Code navigation with fzf/vim/ctags/ripgrep

May 27, 2019

I've recently been trying to improve my skills at navigating code. I've used Vim's ctags support and the ctrlp package, but they've never really stuck - possibly I just find it tricky to remember new Vim keybindings or commands - so my normal approach to "find this function in this codebase" is still to grep it from the command line.

I find it easier to remember command-line tools, though - I switched from grep to ripgrep a while ago and typing 'rg' instead of 'grep' was a fairly painless move to make. Given that, I've been trying to optimise my workflow with better command-line tools as well as vim shortcuts.

ripgrep -> vim

Quite often, I find some code I want to view/edit by running ripgrep, then copying and pasting the filename back into my terminal. That's obviously inefficient - I'd like to just jump straight from the ripgrep results to a vim session.

I've set ripgrep as the grep command vim uses (in ~/.vimrc

set grepprg=rg\ --vimgrep

and I've defined an rgv (ripgrep -> vim) command in my shell:

function rgv() { vim -c "silent grep $1" -c "copen"; }

This runs a ripgrep search, then launches Vim with the results in a quickfix window I can navigate:

Demo of the rgv command

I also have a slightly less good alternative where I run:

rg -n Python | vim -

which opens the ripgrep output in vim, and I can then hit gF to jump to the filename/line under the cursor. This lacks the colourcoding and convenience of the quickfix list, though.

Command-line tag search

In addition to being able to use ripgrep from the command line, and being able to use Ctrl-] in vim to jump to a tag, I thought it would be useful to navigate to a particular tag from the command-line.

I set up this Bash alias:

alias t='vim -t "$(cut -f1 tags | tail +7 | uniq | fzf)"'

where cut -f1 tags | tail +7 | uniq extracts the tag names from the tags file, fzf is a fuzzy-finder that lets me search them, and vim -t TAG opens vim at a particular tag.

Demo of the t command

Keeping tag files up-to-date

One aspect I haven't completely cracked is how to keep tag files up-to-date.

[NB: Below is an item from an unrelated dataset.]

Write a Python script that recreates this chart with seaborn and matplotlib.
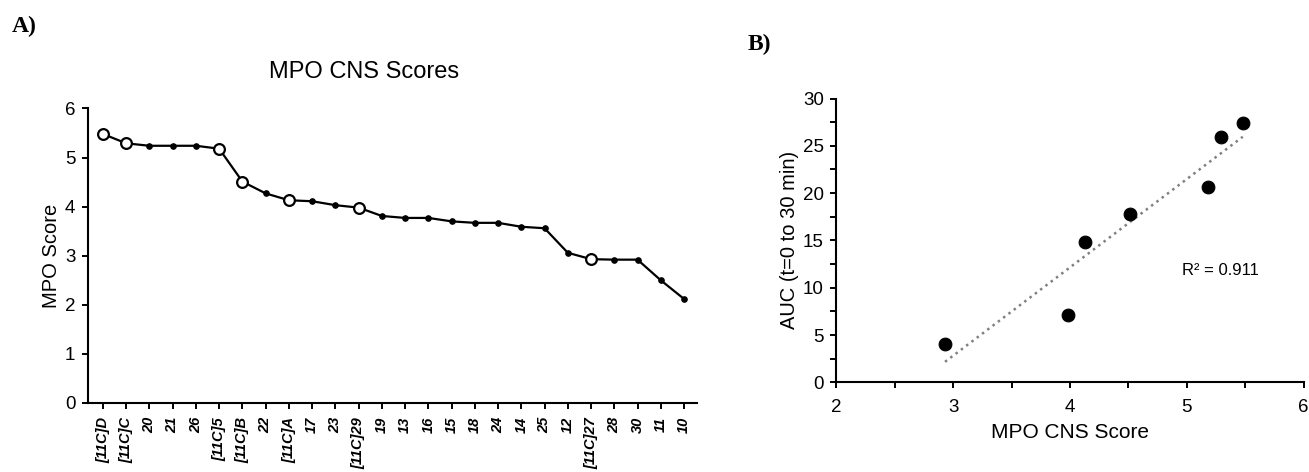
import numpy as np
import pandas as pd
import matplotlib
matplotlib.use("Agg")
import matplotlib.pyplot as plt
from matplotlib.ticker import MultipleLocator
import seaborn as sns

# panel A: compounds ranked by MPO CNS score
compounds = ["[11C]D", "[11C]C", "20", "21", "26", "[11C]5", "[11C]B", "22", "[11C]A",
             "17", "23", "[11C]29", "19", "13", "16", "15", "18", "24", "14", "25",
             "12", "[11C]27", "28", "30", "11", "10"]
mpo_scores = [5.48, 5.29, 5.24, 5.24, 5.24, 5.18, 4.51, 4.27, 4.13,
              4.11, 4.03, 3.98, 3.81, 3.77, 3.77, 3.70, 3.67, 3.67, 3.59, 3.56,
              3.06, 2.93, 2.92, 2.92, 2.50, 2.12]

# panel B: radiotracers, MPO score vs brain AUC
tracer_mpo = [2.93, 3.98, 4.13, 4.51, 5.18, 5.29, 5.48]
tracer_auc = [4.1, 7.1, 14.8, 17.8, 20.6, 25.9, 27.4]
r2_text = "R\u00b2 = 0.911"

sns.set_style("ticks")
plt.rcParams["font.family"] = ["Liberation Sans", "DejaVu Sans"]
plt.rcParams.update({
    "text.color": "black", "axes.labelcolor": "black", "axes.edgecolor": "black",
    "xtick.color": "black", "ytick.color": "black",
    "axes.linewidth": 1.5,
    "xtick.major.width": 1.4, "ytick.major.width": 1.4,
    "xtick.minor.width": 1.4, "ytick.minor.width": 1.4,
})

df_a = pd.DataFrame({"compound": compounds, "score": mpo_scores})
df_a["labelled"] = df_a["compound"].str.startswith("[11C]")

fig = plt.figure(figsize=(13.09, 4.72), dpi=100)
ax1 = fig.add_axes([0.0672, 0.1462, 0.4653, 0.6240])
ax2 = fig.add_axes([0.6390, 0.1900, 0.3568, 0.6013])

# --- panel A
sns.lineplot(data=df_a, x="compound", y="score", sort=False, color="black",
             linewidth=1.6, marker="o", markersize=4, markeredgecolor="black", ax=ax1)
sns.scatterplot(data=df_a[df_a["labelled"]], x="compound", y="score", s=60,
                facecolor="white", edgecolor="black", linewidth=1.6, zorder=5, ax=ax1)
ax1.set_ylim(0, 6)
ax1.set_xlim(-0.645, len(compounds) - 1 + 0.56)
ax1.yaxis.set_major_locator(MultipleLocator(1))
ax1.tick_params(axis="y", labelsize=13.5, length=4, direction="out", pad=5)
ax1.tick_params(axis="x", length=4, direction="out", pad=6)
ax1.set_xticks(range(len(compounds)))
ax1.set_xticklabels(compounds, rotation=90, fontsize=10.5, fontstyle="italic", fontweight="bold")
ax1.set_xlabel("")
ax1.set_ylabel("MPO Score", fontsize=14.5, labelpad=3)
fig.text(364 / 1309, 1 - 72.5 / 472, "MPO CNS Scores", ha="center", va="center", fontsize=17)
sns.despine(ax=ax1)

# --- panel B
sns.regplot(x=tracer_mpo, y=tracer_auc, ci=None, scatter=False, truncate=True,
            line_kws=dict(color="#808080", linestyle=":", linewidth=1.8), ax=ax2)
sns.scatterplot(x=tracer_mpo, y=tracer_auc, s=85, color="black", edgecolor="black", zorder=5, ax=ax2)
ax2.set_xlim(2, 6)
ax2.set_ylim(0, 30)
ax2.xaxis.set_major_locator(MultipleLocator(1))
ax2.xaxis.set_minor_locator(MultipleLocator(0.5))
ax2.yaxis.set_major_locator(MultipleLocator(5))
ax2.yaxis.set_minor_locator(MultipleLocator(2.5))
ax2.tick_params(which="both", length=4, direction="out", labelsize=13.5)
ax2.tick_params(axis="x", which="major", pad=8)
ax2.tick_params(axis="y", which="major", pad=5)
ax2.set_xlabel("MPO CNS Score", fontsize=15, labelpad=5)
ax2.set_ylabel("AUC (t=0 to 30 min)", fontsize=14.5, labelpad=3)
ax2.text(5.285, 11.8, r2_text, ha="center", va="center", fontsize=12)
sns.despine(ax=ax2)

fig.text(12 / 1309, 1 - 26 / 472, "A)", ha="left", va="center", fontsize=17,
         family="Liberation Serif", fontweight="bold")
fig.text(748 / 1309, 1 - 44.5 / 472, "B)", ha="left", va="center", fontsize=17,
         family="Liberation Serif", fontweight="bold")

fig.savefig("out.png", dpi=100)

  • My best current idea (which I still need to set up) is a script in /etc/cron.hourly with the directories I want to tag and the commands I want to run in each directory (which may differ depending on language, source/include layout, submodules etc.)
    • It might be possible to make this easier to use by using find to discover all tags files, and regenerating those with a standard command, unless an override command is configured for that particular directory.
  • I've also seen suggestions about setting up Git hooks, so that tags are regenerated on each commit.